Le tribunal de grande instance d’Epinal, saisi par plusieurs éleveurs, soupçonne que des farines animales non conformes ont été importées entre 1990 et 1994. Il demande aux administrations de l’Agriculture et des Douanes de s’expliquer. Le gouvernement envisage d’interdire définitivement ces farines.

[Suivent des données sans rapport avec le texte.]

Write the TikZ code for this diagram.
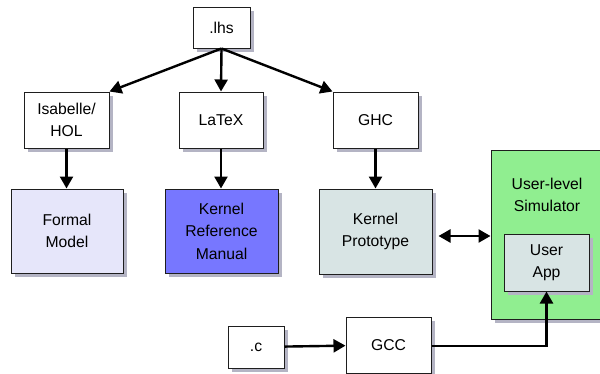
\documentclass[tikz,border=0pt]{standalone}
\usepackage{fontspec}
\setmainfont{Liberation Sans}
\usetikzlibrary{arrows.meta,shadows}
\definecolor{shadowc}{RGB}{180,180,196}
\definecolor{formalc}{RGB}{230,230,250}
\definecolor{manualc}{RGB}{119,119,255}
\definecolor{protoc}{RGB}{216,228,228}
\definecolor{simc}{RGB}{144,238,144}
\definecolor{linec}{RGB}{30,30,30}
\begin{document}
\begin{tikzpicture}[x=1pt,y=-1pt,
  box/.style={draw=linec, line width=1pt, fill=white, inner sep=0pt, align=center,
    font=\fontsize{15.7}{22.5}\selectfont,
    general shadow={fill=shadowc, shadow xshift=4pt, shadow yshift=-4pt}},
  txt/.style={inner sep=0pt, align=center, font=\fontsize{15.7}{22.5}\selectfont},
  arr/.style={line width=2.4pt, draw=black, -{Triangle[length=12pt,width=13pt]}},
  darr/.style={line width=2.4pt, draw=black, {Triangle[length=12pt,width=13pt]}-{Triangle[length=12pt,width=13pt]}}]
\useasboundingbox (0,0) rectangle (600,373);
\clip (0,0) rectangle (600,373);
% nodes
\node[box, minimum width=57pt, minimum height=41pt] (lhs) at (221.5,27.5) {.lhs};
\node[box, minimum width=85pt, minimum height=56pt] (isa) at (66.5,120) {Isabelle/\\HOL};
\node[box, minimum width=84pt, minimum height=56pt] (latex) at (221,120) {LaTeX};
\node[box, minimum width=85pt, minimum height=56pt] (ghc) at (375.5,120) {GHC};
\node[box, fill=formalc, minimum width=112pt, minimum height=84pt] (formal) at (67,231) {Formal\\Model};
\node[box, fill=manualc, minimum width=113pt, minimum height=84pt] (manual) at (221.5,231) {Kernel\\Reference\\Manual};
\node[box, fill=protoc, minimum width=113pt, minimum height=85pt] (proto) at (375.5,231.5) {Kernel\\Prototype};
\node[box, fill=simc, minimum width=112pt, minimum height=169pt] (sim) at (547,234.5) {};
\node[txt] (simlabel) at (547,195) {User-level\\Simulator};
\node[box, fill=protoc, minimum width=85pt, minimum height=57pt] (app) at (546.5,262.5) {User\\App};
\node[box, minimum width=56pt, minimum height=42pt] (c) at (256,347) {.c};
\node[box, minimum width=85pt, minimum height=56pt] (gcc) at (388.5,345) {GCC};
% connectors
\draw[arr] (lhs.south) -- (isa.north east);
\draw[arr] (lhs.south) -- (latex.north);
\draw[arr] (lhs.south) -- (ghc.north west);
\draw[arr] (isa.south) -- (formal.north -| isa.south);
\draw[arr] (latex.south) -- (manual.north -| latex.south);
\draw[arr] (ghc.south) -- (proto.north);
\draw[darr] ([shift={(6pt,-4.5pt)}]proto.east) coordinate (d1) -- (d1 -| sim.west);
\draw[arr] (c) -- (gcc);
\draw[arr] ([yshift=-1pt]gcc.east) -| (app.south);
\end{tikzpicture}
\end{document}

L’intensification de la crise de la vache folle va-t-elle sonner le glas définitif des farines animales ? C’est la voie que semble indiquer Jean Glavany, le ministre de l’Agriculture, qui affirme, dans un entretien publié dimanche par le quotidien le Progrès, que la disparition de ces farines (toujours autorisées pour l’alimentation des poulets, porcs et poissons d’élevage) était « un objectif sûrement incontournable ». Et ceci malgré les problèmes qui en découleraient : cette suppression « entraînerait la fermeture de nombreux établissements, avec la mise au chômage de plusieurs milliers de salariés » a insisté le ministre, ajoutant qu’il faudrait encore trouver des solutions pour traiter les trois millions de déchets animaux, et pour remplacer ces protéines par d’autres d’origine végétale. Le syndicat des industries françaises de coproduits animaux (Sifco) estime, quant à lui, à environ 5 milliards de francs le coût de la suppression totale des farines animales, et signale que l’approvisionnement en nourriture de remplacement peut conduire à des importations massives, entraînant un surcoût de plus de 700 millions de francs par an.
Ovins et caprins
Alors que le dossier est ouvert, l’Etat va aussi devoir s’expliquer sur son attitude passée vis à vis de ces farines. Le juge Yves Lesperance, vice-président du tribunal de grande instance d’Epinal (Vosges), a sommé la Direction générale de l’alimentation du ministère de l’Agriculture et la Direction générale des Douanes (ministère de l’Economie), dans une ordonnance du 27 septembre, de s’expliquer sur l’importation de farines animales entre 1990 et 1994. Une période au cours de laquelle ces farines étaient interdites pour l’alimentation des bovins, la mesure ayant été étendue, en 1994, aux ovins et caprins. Or, il est possible que des dérogations aient été accordées à des importateurs de farines par les services vétérinaires. Le problème est d’autant plus crucial qu’il se double de possibles fraudes sur l’origine de ces farines. En effet, la première protection mise en oeuvre par la France, sur ce dossier, avait consisté à interdire, à partir d’août 1989, l’importation de farines animales en provenance du Royaume Uni. Des importations frauduleuses, à tort étiquetées comme provenant d’Irlande, ont déjà été suspectées dans le passé, comme La Tribune l’avait révélé en octobre 1996.
Sous peine d’astreinte
C’est précisément sur ces points que le TGI d’Epinal veut se pencher, après avoir été saisi, en 1996, de demandes d’assignation émanant de onze éleveurs vosgiens désireux de connaître la composition et l’origine des aliments qu’ils ont reçus pour leurs troupeaux. Depuis, le juge estime n’avoir pas obtenu de réponse claire à ses questions. L’expert désigné, Gilbert Mouthon, de l’Ecole vétérinaire de Paris, s’est heurté à d’importantes difficultés pour recueillir des informations, tant auprès des fabricants et distributeurs d’aliments pour bétail que des administrations. Yves Lespérance a donc sommé les ministères de l’Agriculture et de l’Economie de fournir toutes pièces utiles à la poursuite de l’enquête d’ici au 1er décembre, sous peine d’astreinte. Les deux administrations concernées ont indiqué, vendredi, qu’elles répondraient à toutes les question de la justice. Cette affaire, révélée vendredi par le quotidien la Liberté de l’Est, a d’autant plus de retentissement dans les Vosges que sa mise à jour coïncide avec la découverte, le 25 octobre, du premier cas d’encéphalite spongiforme bovine dans le département.